Bands often struggle to maintain a balance between commercial success and artistic merit. Spoon, a four-piece band from Austin, Texas, has grappled with this difficulty continuously throughout its 15-year career. The band has long been hailed as a forerunner of the indie-rock scene, creating several critically acclaimed albums and establishing a loyal fan base. But some of the band’s songs — “The Underdog” and “The Way We Get By,” among others — have leaked into mainstream pop culture, appearing in several movies including 17 Again and television shows like The O.C. After nearly a decade of building on their past success, Spoon found itself at a crossroads familiar to talented bands everywhere.
With Tuesday’s release of Transference, the band’s fifth full-length album with independent Merge Records, Spoon demonstrated its pointed indifference to the allure of commercial success, trading the formula of well-produced, complex melodies behind 2007’s enormously successful Ga Ga Ga Ga Ga for an album defined by spare, minimalist tracks that lack the mass appeal of the previous release. Much of the record suggests the same sense of slow-moving, almost lazy apathy.
Many of the songs on the final version of Transference are actually demo recordings, and the production quality shows. While many of the group’s most successful songs from previous albums included discernible, memorable melodies and a variety of instruments — listen for the horn section in “The Underdog,” for instance — most of the songs on Transference lack any additional instrumentation besides drums, keyboard, guitar and bass.

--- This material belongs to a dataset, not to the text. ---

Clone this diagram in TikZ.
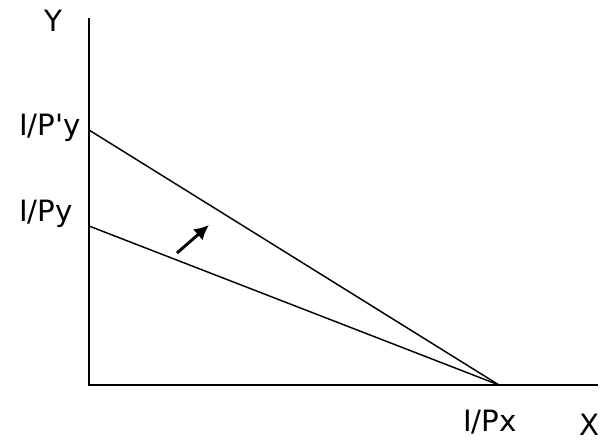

The first few songs, “Before Destruction,” “Is Love Forever?” and the nearly five-minute-long “The Mystery Zone” are slow-paced tracks that begin with a certain rhythm and groove and rarely deviate from such throughout the rest of the song. Lead singer Britt Daniel often repeats a certain phrase or string of lyrics (usually the name of the title track) as the rhythm continues in the background, a form of repetition typical of Spoon songs. There’s no question that these songs can easily transfix listeners and leave them begging for more, but, when “The Mystery Zone” strangely and abruptly cuts off in the middle of a groove at the 4:59 mark, it only proves that the song wasn’t heading toward any interesting change in style or pace in the first place. After the track randomly ends, it only dives into the equally slow-paced, repetitive and relaxed groove of “Who Makes Your Money.”
By no means does the album’s relaxed pace and stripped-down feel detract from its overall quality. On the contrary, the fact that Spoon is able to produce unique and enjoyable songs without the use of fine-tuned production techniques demonstrates Spoon’s talent and ability as a band.
On the ballad “Goodnight Laura,” lead vocalist Daniel sings quietly over a piano throughout the entire song, creating the album’s most drastically minimalist track. Daniel’s voice, however, has always sounded somewhat slow and lazy — one of Spoon’s most distinctive characteristics — so the simplicity of pared-down tracks like “Goodnight Laura” is different in a good way, though not entirely unexpected.
“Written In Reverse” is Transference’s first single and — not surprisingly — the most radio-friendly track on the album. During the song, piano and electric guitars clash and collide over a powerful drumbeat as Daniel trades his usual slow singing for loud, passionate belting and screaming.
Similar to a novel that is boring throughout the first few chapters, it takes a few songs before Transference truly kicks into gear and picks up intensity and complexity. “I Saw the Light” draws upon the energy of “Written in Reverse,” resulting in another fast-paced, complex track. “Got Nuffin,” a similarly upbeat song, has already been used on the NBC comedy Chuck, which may be the band’s half-hearted attempt at maintaining its commercial success.
Other than those three, the album maintains its relaxed, slow pace. It almost seems as if the band is purposefully attempting to detach itself from the success of previous albums and singles, as the production quality is intentionally less polished and the memorable melodies are absent for a reason. In the process of negotiating the precarious balance between commercial success and artistic merit, Transference ultimately lands Spoon somewhere in the middle. The artistic quality is there and the commercial appeal is perhaps purposefully avoided, but only time will tell whether or not the band’s enormous audience will be able to digest the differences of Transference. Either way, Spoon has once again demonstrated its ability to craft an enjoyable album comprised of a unique group of songs.